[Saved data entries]
..........

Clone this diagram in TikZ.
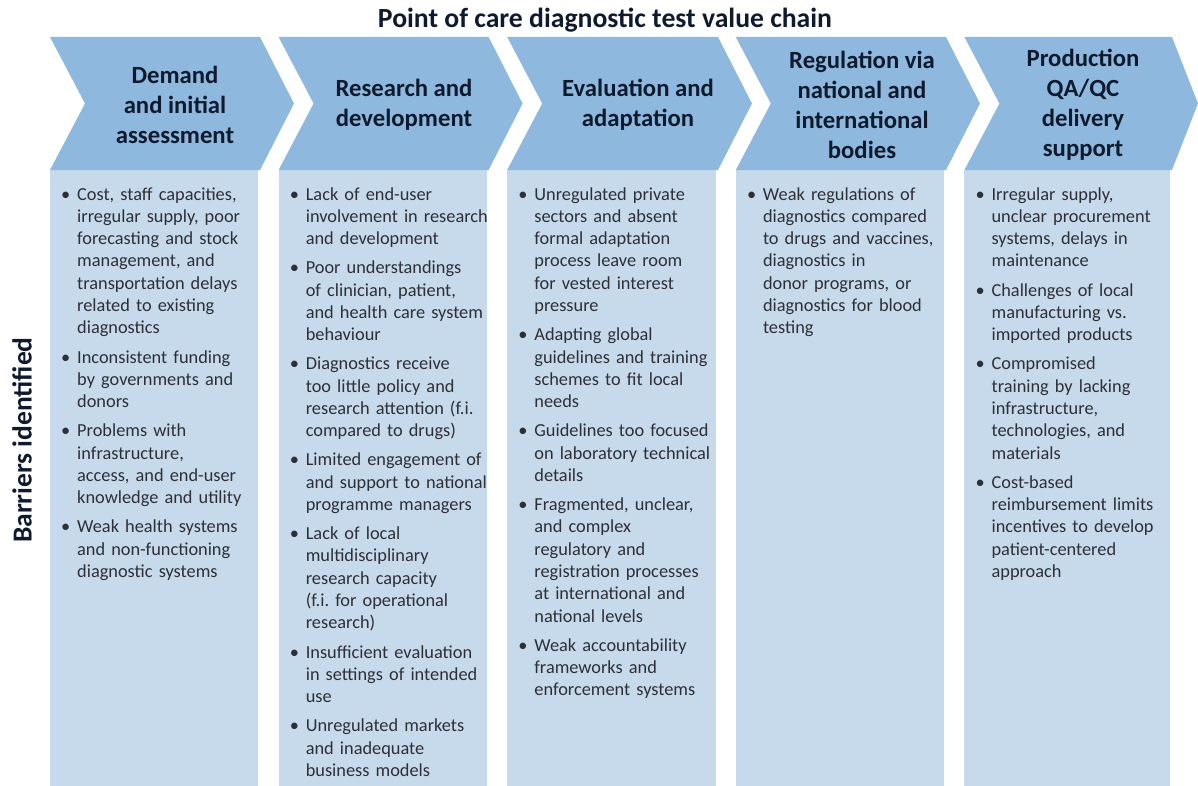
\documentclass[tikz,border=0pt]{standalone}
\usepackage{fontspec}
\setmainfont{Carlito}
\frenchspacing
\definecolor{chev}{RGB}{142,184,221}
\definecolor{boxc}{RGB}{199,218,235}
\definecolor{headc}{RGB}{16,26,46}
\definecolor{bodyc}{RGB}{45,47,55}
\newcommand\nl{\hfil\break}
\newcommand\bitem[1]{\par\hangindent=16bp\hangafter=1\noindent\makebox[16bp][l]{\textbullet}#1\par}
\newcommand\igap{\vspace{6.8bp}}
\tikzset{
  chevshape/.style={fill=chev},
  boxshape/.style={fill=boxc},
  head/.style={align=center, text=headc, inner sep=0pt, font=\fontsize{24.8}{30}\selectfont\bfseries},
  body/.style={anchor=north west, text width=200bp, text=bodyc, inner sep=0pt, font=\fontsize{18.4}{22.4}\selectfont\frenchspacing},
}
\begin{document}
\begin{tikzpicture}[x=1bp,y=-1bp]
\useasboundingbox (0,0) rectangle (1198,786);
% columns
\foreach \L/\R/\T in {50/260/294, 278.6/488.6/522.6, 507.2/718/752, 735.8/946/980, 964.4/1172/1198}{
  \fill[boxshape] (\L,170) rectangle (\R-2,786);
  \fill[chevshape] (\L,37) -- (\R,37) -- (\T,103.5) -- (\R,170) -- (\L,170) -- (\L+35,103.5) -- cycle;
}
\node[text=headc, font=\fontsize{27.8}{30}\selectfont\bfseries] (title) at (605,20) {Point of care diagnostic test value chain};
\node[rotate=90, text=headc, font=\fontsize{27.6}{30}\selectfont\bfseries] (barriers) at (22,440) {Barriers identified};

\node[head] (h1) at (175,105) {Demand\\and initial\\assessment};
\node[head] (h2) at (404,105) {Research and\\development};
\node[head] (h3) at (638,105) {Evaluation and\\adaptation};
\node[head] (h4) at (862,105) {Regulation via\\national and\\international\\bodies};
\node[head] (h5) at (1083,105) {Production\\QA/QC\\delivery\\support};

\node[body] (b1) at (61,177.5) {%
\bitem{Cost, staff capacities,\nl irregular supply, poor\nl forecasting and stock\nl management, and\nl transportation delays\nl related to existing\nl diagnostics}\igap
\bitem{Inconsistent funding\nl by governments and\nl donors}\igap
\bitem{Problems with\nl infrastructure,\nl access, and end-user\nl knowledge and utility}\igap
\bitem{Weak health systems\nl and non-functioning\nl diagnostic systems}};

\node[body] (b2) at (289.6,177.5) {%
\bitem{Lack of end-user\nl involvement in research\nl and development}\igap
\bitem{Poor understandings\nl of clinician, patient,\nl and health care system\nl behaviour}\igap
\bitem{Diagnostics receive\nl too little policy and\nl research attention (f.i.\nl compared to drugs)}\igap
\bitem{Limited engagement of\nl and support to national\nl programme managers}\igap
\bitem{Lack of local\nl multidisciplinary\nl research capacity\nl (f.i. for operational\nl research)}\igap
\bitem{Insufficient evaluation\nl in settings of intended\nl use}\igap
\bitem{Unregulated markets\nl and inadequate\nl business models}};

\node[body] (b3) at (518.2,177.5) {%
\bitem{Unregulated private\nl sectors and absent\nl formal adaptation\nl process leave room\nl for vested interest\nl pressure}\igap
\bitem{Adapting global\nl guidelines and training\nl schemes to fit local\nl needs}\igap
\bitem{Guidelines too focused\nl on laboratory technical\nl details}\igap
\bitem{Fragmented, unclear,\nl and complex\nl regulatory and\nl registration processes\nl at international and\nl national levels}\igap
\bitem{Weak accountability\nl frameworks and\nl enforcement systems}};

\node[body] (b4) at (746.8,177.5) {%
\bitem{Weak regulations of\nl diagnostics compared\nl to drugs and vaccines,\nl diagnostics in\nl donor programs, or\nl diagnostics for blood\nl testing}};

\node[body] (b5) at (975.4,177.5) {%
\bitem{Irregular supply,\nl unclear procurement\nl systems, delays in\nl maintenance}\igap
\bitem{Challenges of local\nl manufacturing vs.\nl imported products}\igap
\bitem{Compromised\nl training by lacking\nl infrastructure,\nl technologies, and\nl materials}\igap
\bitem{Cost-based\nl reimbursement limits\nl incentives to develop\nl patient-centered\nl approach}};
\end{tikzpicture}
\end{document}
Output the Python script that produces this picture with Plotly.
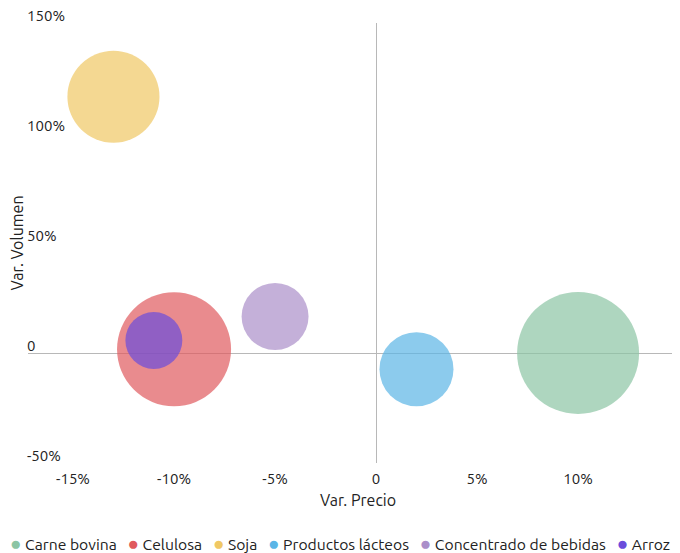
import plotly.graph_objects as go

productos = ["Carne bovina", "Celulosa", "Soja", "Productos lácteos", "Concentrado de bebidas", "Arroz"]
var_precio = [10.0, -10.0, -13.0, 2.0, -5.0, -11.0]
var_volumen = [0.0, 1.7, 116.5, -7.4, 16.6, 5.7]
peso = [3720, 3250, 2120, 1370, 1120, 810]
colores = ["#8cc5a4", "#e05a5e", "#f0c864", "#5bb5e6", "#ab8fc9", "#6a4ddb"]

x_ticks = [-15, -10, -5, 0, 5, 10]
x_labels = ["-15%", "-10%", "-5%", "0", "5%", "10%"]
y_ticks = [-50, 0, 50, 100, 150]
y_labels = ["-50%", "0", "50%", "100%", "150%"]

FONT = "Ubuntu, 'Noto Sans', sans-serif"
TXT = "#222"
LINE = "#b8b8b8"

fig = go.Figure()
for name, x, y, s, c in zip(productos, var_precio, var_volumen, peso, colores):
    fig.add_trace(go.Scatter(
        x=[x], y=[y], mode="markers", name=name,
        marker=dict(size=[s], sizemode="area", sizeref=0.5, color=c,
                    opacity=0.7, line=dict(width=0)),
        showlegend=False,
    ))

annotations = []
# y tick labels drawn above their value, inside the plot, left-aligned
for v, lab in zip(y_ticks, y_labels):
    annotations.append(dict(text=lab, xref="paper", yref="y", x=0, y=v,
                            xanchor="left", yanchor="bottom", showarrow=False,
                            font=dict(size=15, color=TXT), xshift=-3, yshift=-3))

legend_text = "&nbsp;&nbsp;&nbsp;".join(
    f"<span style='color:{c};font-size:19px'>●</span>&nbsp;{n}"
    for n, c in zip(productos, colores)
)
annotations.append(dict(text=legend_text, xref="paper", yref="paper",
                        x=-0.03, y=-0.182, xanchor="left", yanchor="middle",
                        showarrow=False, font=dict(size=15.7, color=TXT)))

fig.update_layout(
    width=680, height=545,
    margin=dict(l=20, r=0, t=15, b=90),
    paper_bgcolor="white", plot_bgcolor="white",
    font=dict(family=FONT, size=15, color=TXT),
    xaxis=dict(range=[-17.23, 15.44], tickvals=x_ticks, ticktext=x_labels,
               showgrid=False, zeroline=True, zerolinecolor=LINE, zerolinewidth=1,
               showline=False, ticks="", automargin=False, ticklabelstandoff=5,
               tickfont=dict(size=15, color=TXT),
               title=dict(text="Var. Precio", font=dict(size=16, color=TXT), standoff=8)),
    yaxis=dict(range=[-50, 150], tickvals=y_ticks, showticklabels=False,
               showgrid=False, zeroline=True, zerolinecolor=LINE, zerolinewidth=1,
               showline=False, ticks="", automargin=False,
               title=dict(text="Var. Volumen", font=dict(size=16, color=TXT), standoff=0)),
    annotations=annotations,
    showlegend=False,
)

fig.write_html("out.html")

..........

### Directions for this task
Set down the records above word for word, from the first line through the line containing "(h5) at (1083,105)", both included; leave out the pictures.

### Exercise response
Clone this diagram in TikZ.
\documentclass[tikz,border=0pt]{standalone}
\usepackage{fontspec}
\setmainfont{Carlito}
\frenchspacing
\definecolor{chev}{RGB}{142,184,221}
\definecolor{boxc}{RGB}{199,218,235}
\definecolor{headc}{RGB}{16,26,46}
\definecolor{bodyc}{RGB}{45,47,55}
\newcommand\nl{\hfil\break}
\newcommand\bitem[1]{\par\hangindent=16bp\hangafter=1\noindent\makebox[16bp][l]{\textbullet}#1\par}
\newcommand\igap{\vspace{6.8bp}}
\tikzset{
  chevshape/.style={fill=chev},
  boxshape/.style={fill=boxc},
  head/.style={align=center, text=headc, inner sep=0pt, font=\fontsize{24.8}{30}\selectfont\bfseries},
  body/.style={anchor=north west, text width=200bp, text=bodyc, inner sep=0pt, font=\fontsize{18.4}{22.4}\selectfont\frenchspacing},
}
\begin{document}
\begin{tikzpicture}[x=1bp,y=-1bp]
\useasboundingbox (0,0) rectangle (1198,786);
% columns
\foreach \L/\R/\T in {50/260/294, 278.6/488.6/522.6, 507.2/718/752, 735.8/946/980, 964.4/1172/1198}{
  \fill[boxshape] (\L,170) rectangle (\R-2,786);
  \fill[chevshape] (\L,37) -- (\R,37) -- (\T,103.5) -- (\R,170) -- (\L,170) -- (\L+35,103.5) -- cycle;
}
\node[text=headc, font=\fontsize{27.8}{30}\selectfont\bfseries] (title) at (605,20) {Point of care diagnostic test value chain};
\node[rotate=90, text=headc, font=\fontsize{27.6}{30}\selectfont\bfseries] (barriers) at (22,440) {Barriers identified};

\node[head] (h1) at (175,105) {Demand\\and initial\\assessment};
\node[head] (h2) at (404,105) {Research and\\development};
\node[head] (h3) at (638,105) {Evaluation and\\adaptation};
\node[head] (h4) at (862,105) {Regulation via\\national and\\international\\bodies};
\node[head] (h5) at (1083,105) {Production\\QA/QC\\delivery\\support};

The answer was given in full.